Hurricane Harvey's assault on the Texas Coast in August 2017 delayed the expected surge of new exports from new PE startups as producers focused on domestic demand for months after the storm.

But in the second half of 2018, PE inventories were high after producers held back volumes through late summer to protect thick margins. Prices began to retreat and export-bound volumes grew amid higher overall production, loading up Houston-area supply chain stops between plants and docks that did not meaningfully begin to clear until late April 2019.

Polyvinyl chloride volumes were mired in in the pileups as well, held up so long at times that customers canceled shipments, according to multiple traders.

The lack of consistent empty container availability in New Orleans also prompted Louisiana PE and PVC output to flow to Houston for packaging and export, exacerbating delays.

PACKAGING EXPANSIONS COMING

More than 5 million mt/year of new PE packaging capacity added in the US as the first wave of new PE production began starting up in 2017 and 2018 got a hefty workout after the Harvey-related lull, and more additions are coming alongside more PE startups. Resin buyers also have pushed for producers to sell prepackaged material so they could bypass SIT yard holdups, and more packaging expansions are starting up or planned.

"We had a lot more packaging than packaging need -- too many hunters looking for that one skinny rabbit," said Marc Levine, CEO of resin packager Plantgistix, regarding the lull that left some expansions underused. "But now, for producers and resellers, the demand for our services is way high."

Plantgistix will add capacity to handle up to 300 more resin-filled rail cars amonth, or more than 310,000 mt/year, in Baytown just east of Houston, Levine said.

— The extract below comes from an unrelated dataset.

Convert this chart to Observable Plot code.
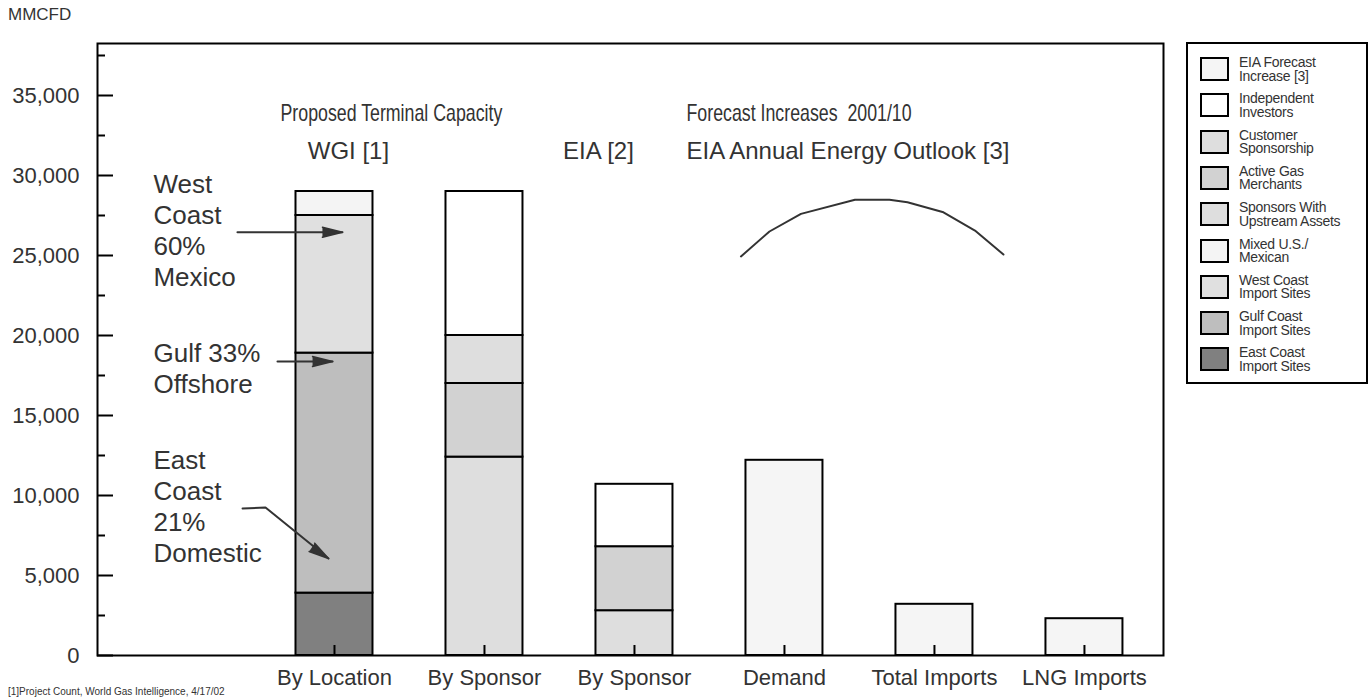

Global logistics company Katoen Natie also will add 1.35 million mt/year of packaging capacity in July at its massive Baytown site and expand rail capacity 22% to 915 spots for hopper cars, according to Brandon Huynh, vice president of sales at KTN.

KTN also may expand its 270,000 mt/year packaging facility in Dallas, which opened in October as an option for producers and traders to move pellets there for packaging before transport through Union Pacific to Los Angeles for export to Asia.

Frontier Logistics, which has packaging operations in Houston, near Dallas and at Charleston, South Carolina, recently broke ground on a nearly 415,000 mt/year expansion in Charleston, the top resin export point on the US East Coast. That facility will open in about a year, said Paul McClintock, senior vice president at the South Carolina State Ports Authority. Mid-States Packaging also aims to expand packaging in Charleston this fall, he said.

While Houston easily dominates waterborne US resin exports, given its proximity to the largest cluster of new production, ports in Charleston, New Orleans, Los Angeles, and Savannah, Georgia, are gaining larger chunks of that growing pie. Moving pellets adds an average cost of 3 cents/lb, or $5,700 per loaded rail car, but those expenses can be balanced by more frequent loadings on container ships, consistent empty container availability, cheaper rates to move containers between warehouses and docks and other savings.

After the 2018-19 backups, producers and traders that had been skeptical of such alternative export points are showing more interest, McClintock said.

'We're not going out begging customers to pay attention," he said. "Everybody's looking this way."

While market sources appreciate such efforts to accommodate more PE output, many remain convinced that backups will be the norm as exports keep growing.

"At best it's going to stay the same," a resin trader said. "With all the effort they are making, it might offset some of the extra volume that is coming."